Leaving out the pictures, retype the lines from the beginning of the listing through the line containing "color=blue, linewidth=0, zorder=3)".

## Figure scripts
====================
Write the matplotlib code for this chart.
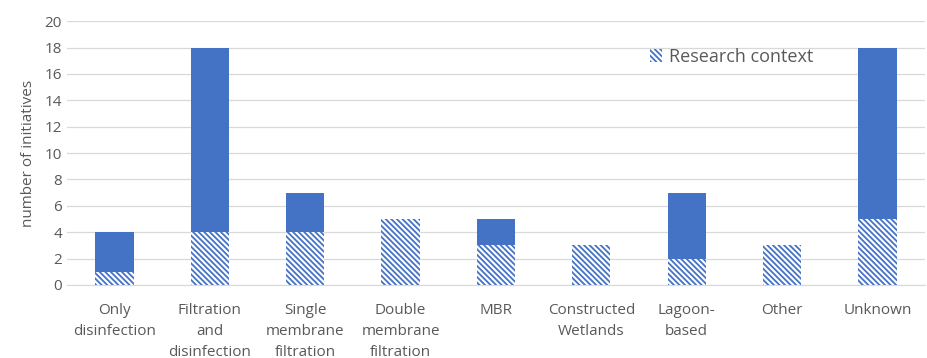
import matplotlib
matplotlib.use("Agg")
import matplotlib.pyplot as plt
import numpy as np

categories = ["Only\ndisinfection", "Filtration\nand\ndisinfection", "Single\nmembrane\nfiltration",
              "Double\nmembrane\nfiltration", "MBR", "Constructed\nWetlands", "Lagoon-\nbased",
              "Other", "Unknown"]
research = [1, 4, 4, 5, 3, 3, 2, 3, 5]
other = [3, 14, 3, 0, 2, 0, 5, 0, 13]
yticks = [0, 2, 4, 6, 8, 10, 12, 14, 16, 18, 20]

blue = "#4472C4"
gray = "#595959"

plt.rcParams["font.family"] = ["Open Sans", "DejaVu Sans"]
plt.rcParams["hatch.linewidth"] = 1.3

fig = plt.figure(figsize=(9.27, 3.58), dpi=100)
ax = fig.add_axes([0.072, 0.204, 0.926, 0.737])

x = np.arange(len(categories))
w = 0.4
ax.bar(x, research, w, facecolor="white", edgecolor=blue, hatch="\\" * 6, linewidth=0,
       label="Research context", zorder=3)
ax.bar(x, other, w, bottom=research, color=blue, linewidth=0, zorder=3)

ax.set_xlim(-0.5, len(categories) - 0.5)
ax.set_ylim(0, 20)
ax.set_yticks(yticks)
ax.yaxis.grid(True, color="#D9D9D9", linewidth=0.9, zorder=0)
ax.set_axisbelow(True)
for s in ["top", "right", "left"]:
    ax.spines[s].set_visible(False)
ax.spines["bottom"].set_color("#D9D9D9")
ax.tick_params(axis="both", length=0, colors=gray, labelsize=11)
ax.tick_params(axis="x", pad=13)
ax.set_xticks(x)
ax.set_xticklabels(categories, linespacing=1.55, va="top")
ax.set_ylabel("number of initiatives", color=gray, fontsize=11, labelpad=6)

leg = ax.legend(loc="upper left", bbox_to_anchor=(0.66, 0.96), frameon=False,
                fontsize=13, labelcolor=gray, handlelength=0.7, handleheight=0.7,
                handletextpad=0.4)

fig.savefig("out.png", dpi=100)
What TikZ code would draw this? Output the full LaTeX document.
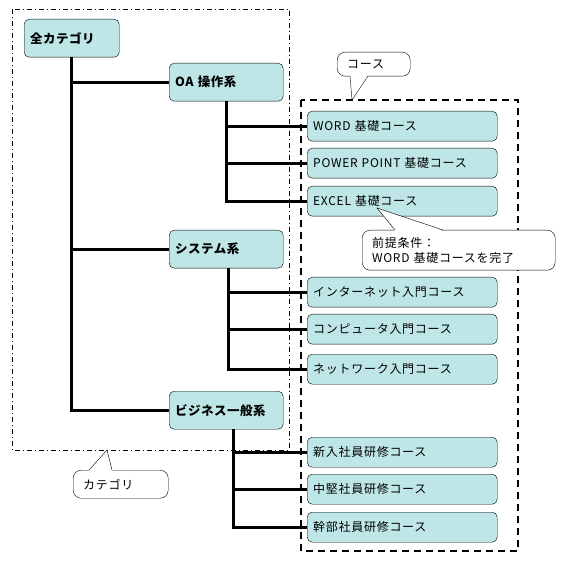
====================
## The reply
Write the matplotlib code for this chart.
import matplotlib
matplotlib.use("Agg")
import matplotlib.pyplot as plt
import numpy as np

categories = ["Only\ndisinfection", "Filtration\nand\ndisinfection", "Single\nmembrane\nfiltration",
              "Double\nmembrane\nfiltration", "MBR", "Constructed\nWetlands", "Lagoon-\nbased",
              "Other", "Unknown"]
research = [1, 4, 4, 5, 3, 3, 2, 3, 5]
other = [3, 14, 3, 0, 2, 0, 5, 0, 13]
yticks = [0, 2, 4, 6, 8, 10, 12, 14, 16, 18, 20]

blue = "#4472C4"
gray = "#595959"

plt.rcParams["font.family"] = ["Open Sans", "DejaVu Sans"]
plt.rcParams["hatch.linewidth"] = 1.3

fig = plt.figure(figsize=(9.27, 3.58), dpi=100)
ax = fig.add_axes([0.072, 0.204, 0.926, 0.737])

x = np.arange(len(categories))
w = 0.4
ax.bar(x, research, w, facecolor="white", edgecolor=blue, hatch="\\" * 6, linewidth=0,
       label="Research context", zorder=3)
ax.bar(x, other, w, bottom=research, color=blue, linewidth=0, zorder=3)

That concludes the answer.